The recommended cadence depends on growth stage. Accounts under 1,000 followers benefit from 10-20 targeted replies per day. Accounts in active growth (1,000-10,000 followers) should target 30-50 per day. Established accounts can run 50+ per day. Quality becomes more important than volume above 5,000 followers: at that point, replies already reach real audiences, so generic output does reputational damage that offsets the impression gain.
Why do replies drive more profile visits than original posts on X?
Replies attach to posts that already have an audience. When you reply to a post by an account with 10,000 followers, your name appears in a thread those followers are actively reading. Original posts have to generate distribution cold from your existing follower base. For B2B accounts with small or early-stage followings, replies are often the only mechanism capable of reaching a meaningful number of new people per day.
How early do you need to reply to a tweet to get maximum visibility?
Replies posted within the first 15-30 minutes of publication receive 3-5x more visibility than later replies. X applies a time-decay rate of roughly 50% visibility loss every six hours, so a reply at hour two is not equivalent to one at minute 10. Across 10-15 target accounts posting on unpredictable schedules, manual monitoring is not sufficient. Some form of real-time feed alerting or automated monitoring is required to hit the window consistently.
Does X Premium make your replies show up higher in conversations?
Yes. X Premium subscribers receive a 2-4x algorithmic reach boost overall, and their replies are prioritized to appear at the top of conversation threads by default. For B2B accounts, this creates structural placement advantage in every thread: a Premium reply appears above free-account replies regardless of engagement count on the reply itself. Premium is worth treating as a baseline investment before optimizing for volume or timing.
What types of replies get the most engagement and profile clicks on X?
Replies that add a specific data point, a counter-example, or a direct extension of the original argument perform best for B2B audiences. The goal of each reply should be to write something the original author is likely to respond to, since a two-way reply chain is worth approximately 150x a like in the algorithm. Generic validation ('Great point', 'This') scores near zero and does not drive profile clicks.
Can you automate replies on X without violating Twitter's terms of service?
Only under specific conditions. X prohibits browser automation, headless-browser scripts, and non-OAuth access paths. Keyword-triggered replies to users who have not requested contact are also prohibited. Compliant automation requires OAuth API authentication and replies sent only when the recipient has indicated intent to receive them.
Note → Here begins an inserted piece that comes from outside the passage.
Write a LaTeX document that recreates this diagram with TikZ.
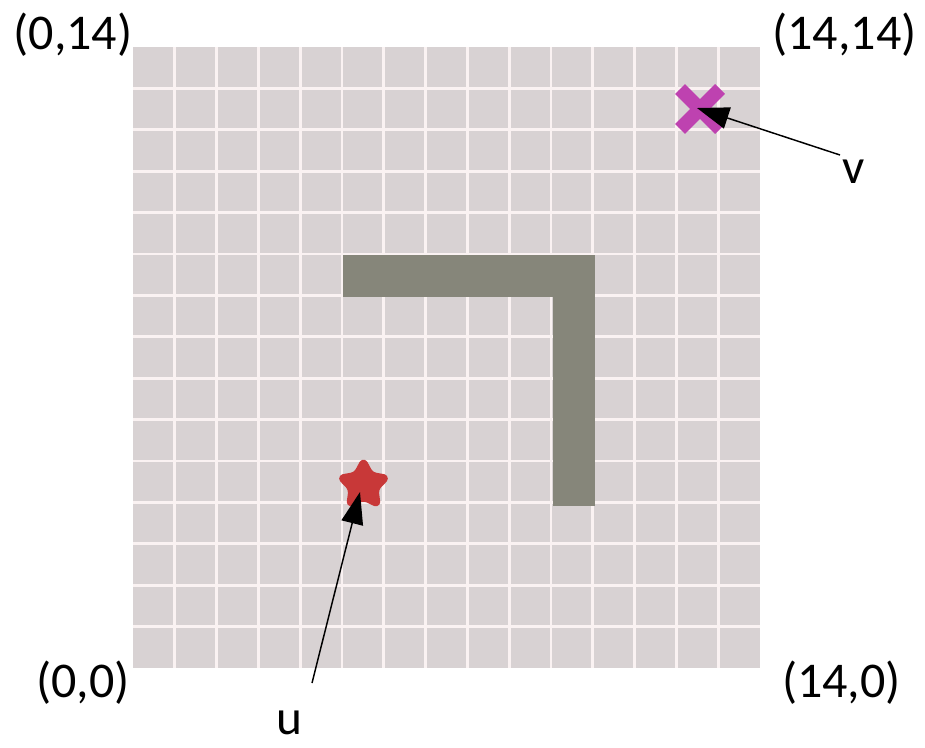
\documentclass[tikz,border=0pt]{standalone}
\usepackage{fontspec}
\setmainfont{Carlito}
\usetikzlibrary{arrows.meta,shapes.geometric}
\definecolor{gridbg}{RGB}{216,210,211}
\definecolor{gridline}{RGB}{250,242,242}
\definecolor{wallgray}{RGB}{134,134,122}
\definecolor{starred}{RGB}{200,56,56}
\definecolor{crossmag}{RGB}{190,66,176}
\begin{document}
\begin{tikzpicture}[x=0.75pt,y=-0.75pt,
  lbl/.style={font=\fontsize{37.5}{44}\selectfont, inner sep=0pt, anchor=base},
  letter/.style={font=\fontsize{37}{44}\selectfont, inner sep=0pt, anchor=base},
  gridl/.style={draw=gridline, line width=2.2pt},
  wallfill/.style={fill=wallgray},
  pointer/.style={draw=black, line width=1.1pt, -{Triangle[length=24pt,width=16.5pt]}},
  crossarm/.style={draw=crossmag, line width=10.5pt, line cap=butt}]
\useasboundingbox (0,0) rectangle (925,747);
% board
\fill[gridbg] (133,47) rectangle (760,668);
\foreach \k in {1,...,14} {
  \draw[gridl] ({133+\k*41.8},47) -- ({133+\k*41.8},668);
  \draw[gridl] (133,{47+\k*41.4}) -- (760,{47+\k*41.4});
}
% wall
\fill[wallfill] (343,255) rectangle (595,297);
\fill[wallfill] (553,255) rectangle (595,506);
% goal cross
\draw[crossarm] (680,89) -- (720,129);
\draw[crossarm] (720,89) -- (680,129);
\coordinate (vtip) at (697,108);
% start star
\node[star, star points=5, star point ratio=1.9, minimum size=38pt, inner sep=0pt,
      fill=starred, draw=starred, line width=3.5pt, line join=round, rounded corners=3pt]
      (ustar) at (363.5,485) {};
\coordinate (utip) at (360,492);
% corner labels
\node[lbl] (tl) at (73,49) {(0,14)};
\node[lbl] (tr) at (844.5,49) {(14,14)};
\node[lbl] (bl) at (83,697) {(0,0)};
\node[lbl] (br) at (841.5,697) {(14,0)};
% pointer labels
\node[letter] (vlab) at (854,183) {v};
\node[letter] (ulab) at (289,734) {u};
\coordinate (vtail) at (840,155);
\coordinate (utail) at (312,683);
\draw[pointer] (vtail) -- (vtip);
\draw[pointer] (utail) -- (utip);
\end{tikzpicture}
\end{document}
Running on a residential IP rather than a datacenter range reduces automated-behavior signals even with fully compliant API access.
How do you find high-traction posts to reply to before they peak on X?
The most reliable method is engagement-velocity scoring: monitoring a curated list of target accounts and flagging posts that exceed an engagement threshold within the first 10-15 minutes of publication. A post at 50 replies in 10 minutes signals high velocity worth prioritizing. A post at 2 replies in 30 minutes signals a slow burn with lower upside. Manual monitoring across 10-15 accounts is not sustainable; automated feed-monitoring is the only reliable way to hit the 15-minute window.
Does the X algorithm penalize accounts that reply too frequently or in bursts?
X does not penalize reply volume directly, but it enforces a rolling rate limit of approximately 50 posts per 30-minute window. Burst behavior, such as sending 25-30 replies within a short window, triggers this limit and results in silent suppression or a temporary restriction. Distributing the same volume across the full day avoids the burst signature entirely. X also monitors behavioral patterns for coordinated inauthentic behavior, so consistent timing distribution matters beyond the hard rate limit.